Jack’s wacky Chinese boss gifts Jack an heirloom that’s been in his family for centuries because…?
Jack’s hard-working single (yet attractive) mom can no longer afford the mortgage but can fund her son’s video game addiction and an impromptu shopping spree for an inter-dimensional princess.
Jack has a romance with said princess who’s clearly twice his age.
Jack learns to be a Kung-Fu genius in the course of one week in magic China and uses his new found skills to…beat-up high school bullies.
The stuff mentioned above was cheesy but in an endearing way. The true weak elements in the film come from the fights being just “ok.” Which is a shame because there are clearly some strong martial artists in the film. The climatic battle felt cut short while the epilogue runs on for too long. There was also an awesome wizard who needed way more screen time.
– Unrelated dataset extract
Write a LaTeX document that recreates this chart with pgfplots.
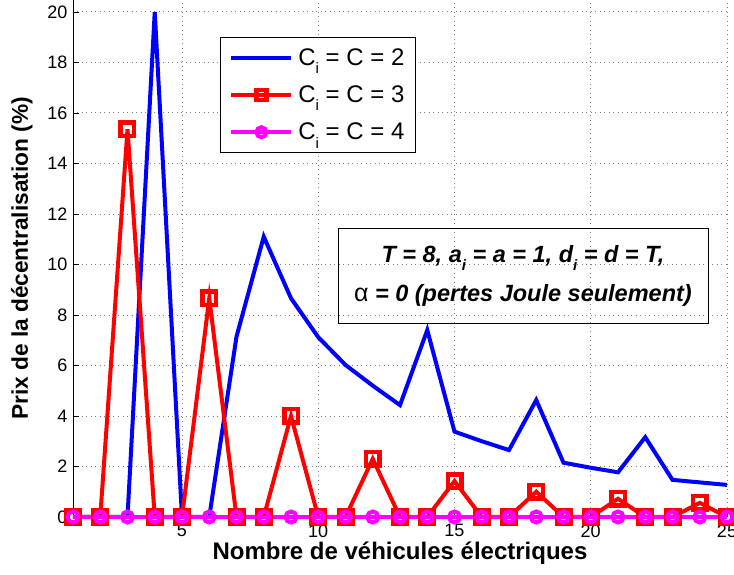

The film is legitimately funny. Especially Dave Bautista’s take on the barbarian king. Each scene will leave you either laughing at the movie or laughing with it. The concept is too ridiculous not to crack a smile. I also commend the film for committing to its weirdness. The jokes poke fun at the ridiculous situations but are never meta or self-deprecating.
The costumes, sets, and overall art direction are beautiful. I’m a sucker for limited color pallets and The Warriors Gate makes great use of contrasting red with blue and gold. This is a B-Movie that acts like a B+ Movie.
Enter The Warrior’s Gate is a teenage boy power fantasy, but with charm. If you liked movies like the first Transformers and the Scorpion King you can get on board with the movie’s camp. If you thought the movie looked stupid just from the trailer, don’t waste your time. Enter The Warrior’s Gate is very cheesy, but hey so is pizza, and sometimes you just want to order a pizza.